17 years went by and, all that time, I was totally resistant to wearing contacts. This was in spite of the fact that many of my friends and two of my kids wore contacts. Why? I’m a grown man but I just did not like the idea of sticking my finger in my eye on a daily basis.
I reached the age of 50 and decided to make some changes. Among other ventures, I decided to get contacts. It was time to man up for the sake of vanity and freedom. Plus, the technology behind contact lenses had changed dramatically since my mother started wearing them. Lenses are now soft, and flexible, and more form fitting. People with bifocal vision have much greater options for contacts. It was time to make the move.
This venture required an eye exam and a training class. The training class shows new contact lens wearer how to properly clean and store the lenses. The training also shows how to insert and remove the contact lenses. The trainer demonstrated but putting her left hand over the top eye and pulling it upward. Meanwhile, the lens is rested on the index finger of the right hand while the rest of the right hand fingers hold the bottom eyelid open. It took me nearly 30 minutes of using this Clockwork Orange technique to get the lens onto my eyeball (and have it stay there). Time and time again, I would drop the lens (or it would fall out of my eye). I then had to clean the lens and start this process all over again. My trainer told me this happens with all new wearers and not to be discouraged. Plus, these were trial lenses. They were my visual training wheels.
For the first week, I would wear my glasses to work then wear my lenses until bedtime. The time it took to get the lenses in and out was shorter. Eye drops became a quick necessity as putting the lenses in and out can irritate the eyes. I know why the medical abbreviation for drops is gtt. That’s the sound you make when the drops hit your eyeball. OK. LOOKING UP! HERE WE GO! HERE WE GO! GTT!

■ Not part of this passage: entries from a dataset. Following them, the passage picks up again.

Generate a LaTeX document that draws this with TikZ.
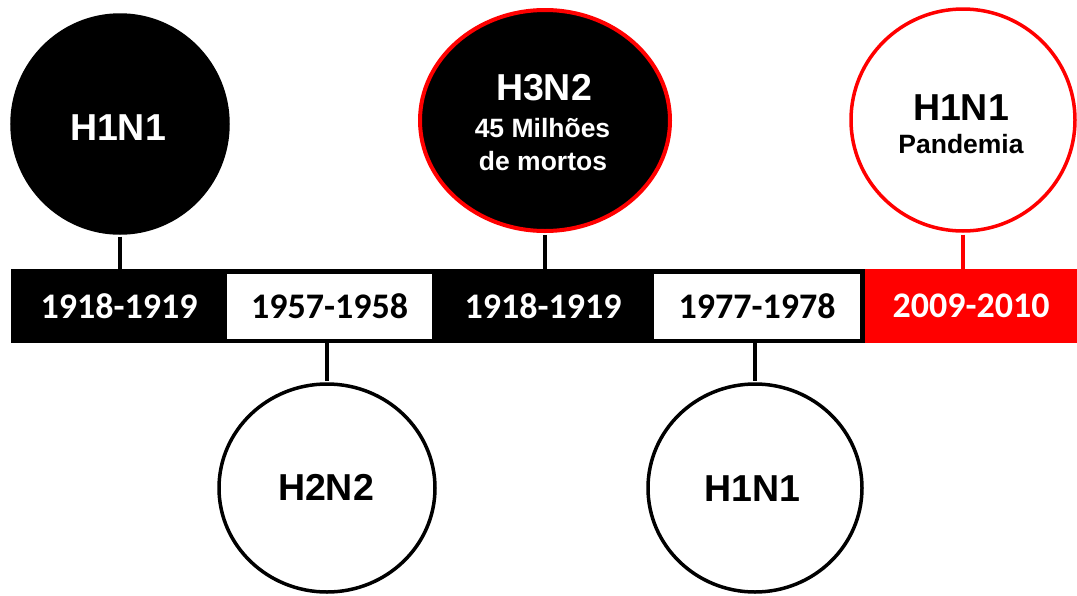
\documentclass[tikz,border=0pt]{standalone}
\usepackage{fontspec}
\setmainfont{Liberation Sans}
\newfontfamily\yearfont{Carlito}
\usetikzlibrary{shapes.geometric}
\definecolor{flured}{RGB}{255,0,0}

\begin{document}
\begin{tikzpicture}[x=1pt,y=-1pt,
  bubble/.style={ellipse, inner sep=0pt, line width=3.5pt},
  bigname/.style={anchor=base, inner sep=0pt, font=\bfseries\fontsize{37.5}{40}\selectfont},
  smallname/.style={anchor=base, inner sep=0pt, font=\bfseries\fontsize{26.5}{30}\selectfont},
  yearbox/.style={rectangle, inner sep=0pt, font=\yearfont\bfseries\fontsize{36}{40}\selectfont},
  stem/.style={line width=4pt, shorten <=1.75pt}]
\useasboundingbox (0,0) rectangle (1077,595);

% timeline bar (black part, also the frame of the white boxes)
\node[fill=black, inner sep=0pt, minimum width=854pt, minimum height=74pt,
      anchor=north west] (bar) at (11,269) {};

% year segments
\node[yearbox, fill=black, text=white, minimum width=216pt, minimum height=74pt] (y1) at (119,306) {1918-1919};
\node[yearbox, fill=white, text=black, minimum width=205pt, minimum height=65pt] (y2) at (329.5,306.5) {1957-1958};
\node[yearbox, fill=black, text=white, minimum width=222pt, minimum height=74pt] (y3) at (543,306) {1918-1919};
\node[yearbox, fill=white, text=black, minimum width=206pt, minimum height=65pt] (y4) at (757,306.5) {1977-1978};
\node[yearbox, fill=flured, text=white, minimum width=212pt, minimum height=74pt] (y5) at (971,306) {2009-2010};

% virus bubbles
\node[bubble, draw=black, fill=black, minimum width=216pt, minimum height=218pt] (c1) at (120,124) {};
\node[bubble, draw=flured, fill=black, line width=4pt, minimum width=250pt, minimum height=221pt] (c3) at (545,120.5) {};
\node[bubble, draw=flured, fill=white, minimum width=224pt, minimum height=222pt] (c5) at (963,120) {};
\node[bubble, draw=black, fill=white, minimum width=216pt, minimum height=208pt] (c2) at (327,488) {};
\node[bubble, draw=black, fill=white, minimum width=214pt, minimum height=208pt] (c4) at (755,488) {};

% stems joining bubbles to the bar
\draw[stem] (c1.south) -- (c1.south |- bar.north);
\draw[stem] (c3.south) -- (c3.south |- bar.north);
\draw[stem, flured] (c5.south) -- (c5.south |- y5.north);
\draw[stem] (c2.north) -- (c2.north |- bar.south);
\draw[stem] (c4.north) -- (c4.north |- bar.south);

% bubble texts
\node[bigname, text=white] (t1) at (118,140) {H1N1};
\node[bigname, text=white] (t3) at (544,100) {H3N2};
\node[smallname, text=white] (t3a) at (542.5,137) {45 Milhões};
\node[smallname, text=white] (t3b) at (543,170) {de mortos};
\node[bigname, text=black] (t5) at (961,120) {H1N1};
\node[smallname, text=black] (t5a) at (961,153) {Pandemia};
\node[bigname, text=black] (t2) at (326,500) {H2N2};
\node[bigname, text=black] (t4) at (752.5,501) {H1N1};
\end{tikzpicture}
\end{document}
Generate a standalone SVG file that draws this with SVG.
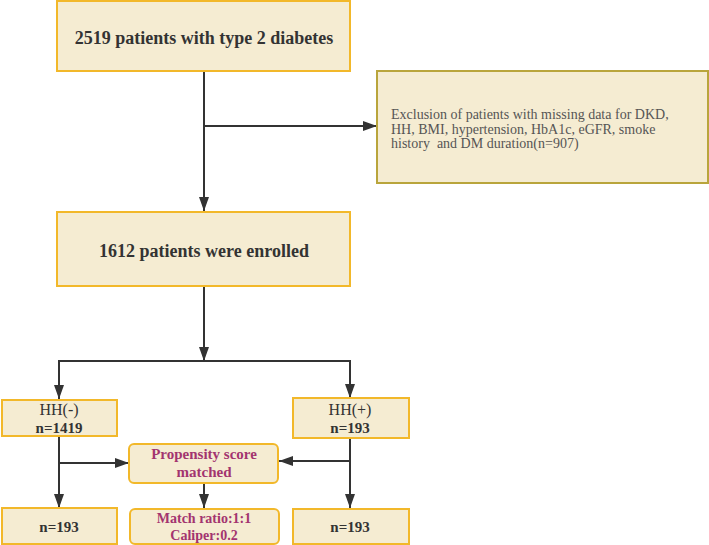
<svg xmlns="http://www.w3.org/2000/svg" width="709" height="545" viewBox="0 0 709 545">
<defs>
<style>
.box{fill:#f5ecd2;stroke:#f2b82a;stroke-width:2}
.exbox{fill:#f5ecd2;stroke:#b9a53c;stroke-width:2}
.t{font-family:"Liberation Serif","Times New Roman",serif;fill:#333;text-anchor:middle}
.b{font-weight:bold}
.p{fill:#a3346f;font-weight:bold}
.ex{font-family:"Liberation Serif","Times New Roman",serif;fill:#555;font-size:14px}
.ln{fill:none;stroke:#333;stroke-width:2}
</style>
<marker id="ah" markerUnits="userSpaceOnUse" viewBox="0 0 14 10" refX="14" refY="5" markerWidth="14" markerHeight="10" orient="auto">
<path d="M0,0 L14,5 L0,10 Z" fill="#333"/>
</marker>
</defs>
<rect width="709" height="545" fill="#fff"/>
<g id="connectors">
<line class="ln" x1="204" y1="71" x2="204" y2="211" marker-end="url(#ah)"/>
<line class="ln" x1="204" y1="126" x2="377" y2="126" marker-end="url(#ah)"/>
<line class="ln" x1="204" y1="286" x2="204" y2="361" marker-end="url(#ah)"/>
<polyline class="ln" points="59,400 59,361 350,361 350,398" marker-end="url(#ah)"/>
<line class="ln" x1="59" y1="361" x2="59" y2="399" marker-end="url(#ah)"/>
<line class="ln" x1="59" y1="436" x2="59" y2="508" marker-end="url(#ah)"/>
<line class="ln" x1="59" y1="463" x2="129" y2="463" marker-end="url(#ah)"/>
<line class="ln" x1="350" y1="438" x2="350" y2="508" marker-end="url(#ah)"/>
<line class="ln" x1="350" y1="461" x2="279" y2="461" marker-end="url(#ah)"/>
<line class="ln" x1="204" y1="483" x2="204" y2="508" marker-end="url(#ah)"/>
</g>
<g id="n_total">
<rect class="box" x="57" y="1" width="293" height="70"/>
<text class="t b" x="204" y="44" font-size="18">2519 patients with type 2 diabetes</text>
</g>
<g id="n_exclusion">
<rect class="exbox" x="377" y="71" width="331" height="112"/>
<text class="ex" x="391" y="119">Exclusion of patients with missing data for DKD,</text>
<text class="ex" x="391" y="134">HH, BMI, hypertension, HbA1c, eGFR, smoke</text>
<text class="ex" x="391" y="148" xml:space="preserve">history  and DM duration(n=907)</text>
</g>
<g id="n_enrolled">
<rect class="box" x="57" y="212" width="293" height="74"/>
<text class="t b" x="204" y="257" font-size="18">1612 patients were enrolled</text>
</g>
<g id="n_hhneg">
<rect class="box" x="2" y="400" width="115" height="36"/>
<text class="t" x="59" y="415" font-size="16">HH(-)</text>
<text class="t b" x="59" y="433" font-size="15">n=1419</text>
</g>
<g id="n_hhpos">
<rect class="box" x="293" y="398" width="116" height="40"/>
<text class="t" x="350" y="415" font-size="16">HH(+)</text>
<text class="t b" x="350" y="433" font-size="15">n=193</text>
</g>
<g id="n_psm">
<rect class="box" x="129" y="444" width="149" height="39" rx="5"/>
<text class="t p" x="204" y="459" font-size="15">Propensity score</text>
<text class="t p" x="204" y="477" font-size="15">matched</text>
</g>
<g id="n_neg193">
<rect class="box" x="2" y="508" width="115" height="36"/>
<text class="t b" x="59" y="532" font-size="15">n=193</text>
</g>
<g id="n_ratio">
<rect class="box" x="130" y="509" width="149" height="35" rx="5"/>
<text class="t p" x="204" y="523" font-size="14">Match ratio:1:1</text>
<text class="t p" x="204" y="540" font-size="14">Caliper:0.2</text>
</g>
<g id="n_pos193">
<rect class="box" x="293" y="509" width="116" height="35"/>
<text class="t b" x="350" y="532" font-size="15">n=193</text>
</g>
</svg>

Then one day, I had the worst contact lens experience. I wore my contacts to work that day. I had to leave early and report for jury duty. I was excused after several hours and went home. Apparently, at some point, my right lens fell out without me realizing it. There was a bigger problem than a missing lens. The fact that I didn’t realize it was gone meant that I was rubbing my index finger against my eyeball, over and over again, trying to remove a lens that was not actually there. So this meant I had a lost lens and the feeling of being totally absent minded. On top of all of this, people in public were pulling their kids away from me because they thought I had pink eye. I got a lot of stares in that restaurant. I DID think it was kind of rude for them to insist that I get a take out order.
My trainer gave me new lenses but also went with a different brand. This was a night and day experience. The lenses went on far more easily than the previous pair. I got better vision results. The lenses were also less expensive over the course of a year than the previous pair. Talk about your WIN-WIN.
I’m really looking forward to the freedoms these lenses will offer. I can ride my bike without worrying if the wind or the wrong lean will send them flying. I can tap dance. I can slam dance. I can work the parallel bars. I have never done any of those three things before but, BY GOLLY, if I want to I WILL. It’s a small step for me. It’s one giant leap for my eyeballs. HOLD ON, WORLD! I’M COMING! (and I can see you).